CFD analysis of cross-ventilation of a generic isolated building with asymmetric opening positions: Impact of roof angle and opening location

Abstract

The position of window openings and roof inclination are important parameters determining the effectiveness of wind-driven cross-ventilation in buildings. Many studies on natural ventilation have been performed in the past, however, a detailed review of the literature indicates that the majority of these studies focused on flat roofs with symmetric opening positions. There is a lack of research that analyzes the impact of asymmetric opening positions and roof inclination on natural ventilation potential. This paper presents Computational Fluid Dynamics (CFD) simulations to analyze the natural ventilation flow in a generic isolated building with different vertical positions of the outlet opening – yielding asymmetric opening positions – and five different roof inclination angles. The simulations are performed using the 3D steady Reynolds-Averaged Navier–Stokes (RANS) equations. They are based on a grid-sensitivity analysis and on validation with previously published wind-tunnel measurements using Particle Image Velocimetry. The results show that the shear-stress transport (SST) k-ω and the Renormalization-group (RNG) k-ε turbulence models provide the best agreement with the experimental data.
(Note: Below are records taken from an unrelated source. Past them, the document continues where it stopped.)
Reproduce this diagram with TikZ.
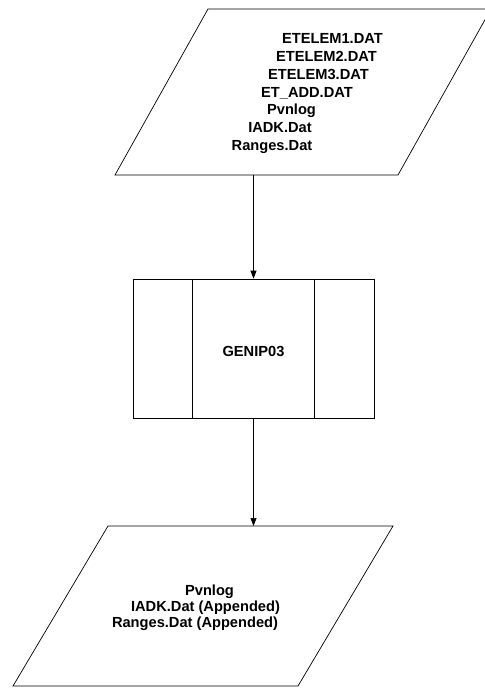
\documentclass[tikz,border=0pt]{standalone}
\usepackage{fontspec}
\setmainfont{Liberation Sans}
\usetikzlibrary{arrows.meta,calc}

\begin{document}
\begin{tikzpicture}[>={Triangle[length=2.4mm,width=1.8mm]},font=\fontsize{12.5}{15}\selectfont\bfseries,x=1.000cm,y=1.000cm,
 io/.style={draw,line width=0.6pt},
 proc/.style={draw,line width=0.6pt,minimum width=7.230cm,minimum height=4.170cm,inner sep=0pt},
 lab/.style={inner sep=0pt,anchor=base},
 flow/.style={->,line width=0.6pt}]
\useasboundingbox (0.000,0.000) rectangle (14.520,-20.670);
% input files
\coordinate (i1) at (6.240,-0.270);
\coordinate (i2) at (14.730,-0.270);
\coordinate (i3) at (11.940,-5.250);
\coordinate (i4) at (3.450,-5.250);
\draw[io] (i4) -- (i1) -- (i2) -- (i3) -- cycle;
\node[lab] (in1) at (9.975,-1.320) {ETELEM1.DAT};
\node[lab] (in2) at (9.795,-1.851) {ETELEM2.DAT};
\node[lab] (in3) at (9.555,-2.382) {ETELEM3.DAT};
\node[lab] (in4) at (9.210,-2.913) {ET\_ADD.DAT};
\node[lab] (in5) at (8.745,-3.444) {Pvnlog};
\node[lab] (in6) at (8.400,-3.975) {IADK.Dat};
\node[lab] (in7) at (8.160,-4.506) {Ranges.Dat};
\coordinate (inb) at (7.605,-5.250);
% program
\node[proc] (genip) at (7.605,-10.455) {};
\draw[io] ($(genip.north west)+(1.800,0)$) -- ($(genip.south west)+(1.800,0)$);
\draw[io] ($(genip.north east)+(-1.800,0)$) -- ($(genip.south east)+(-1.800,0)$);
\node[lab] (name) at (7.605,-10.680) {GENIP03};
% output files
\coordinate (o1) at (3.240,-15.780);
\coordinate (o2) at (11.790,-15.780);
\coordinate (o3) at (8.940,-20.580);
\coordinate (o4) at (0.390,-20.580);
\draw[io] (o4) -- (o1) -- (o2) -- (o3) -- cycle;
\coordinate (outt) at (7.605,-15.780);
\node[lab] (out1) at (6.285,-17.850) {Pvnlog};
\node[lab] (out2) at (6.165,-18.330) {IADK.Dat (Appended)};
\node[lab] (out3) at (5.850,-18.810) {Ranges.Dat (Appended)};
\draw[flow] (inb) -- (genip.north);
\draw[flow] (genip.south) -- (outt);
\end{tikzpicture}
\end{document}
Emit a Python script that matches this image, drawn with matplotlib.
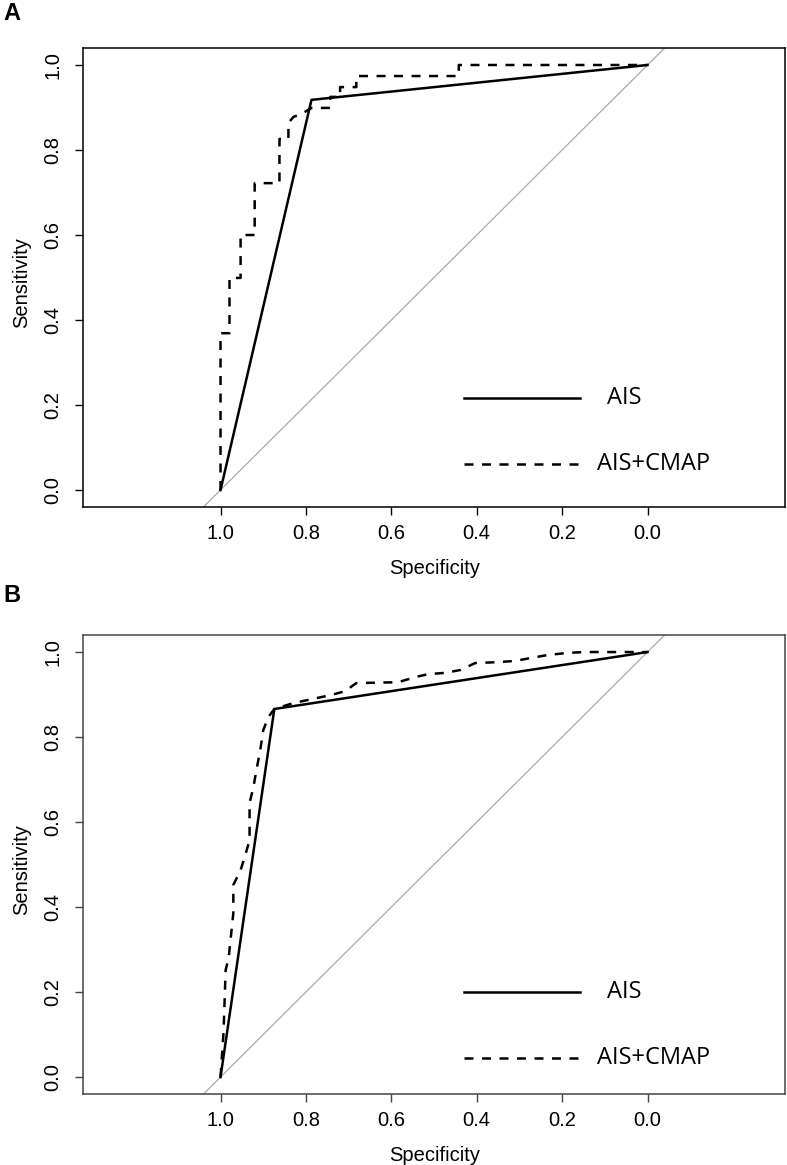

It is also shown that the roof inclination angle has a significant effect on the ventilation flow; the volume flow rate increases by more than 22%. The maximum local indoor air velocity increases considerably when the inclination angle is increased, however, the differences in the average velocity in the occupied zone are only around 7%. The vertical position of the outlet opening has a relatively small impact on the volume flow rate (less than 4%), and a small influence on the average velocity in the occupied zone (<5%).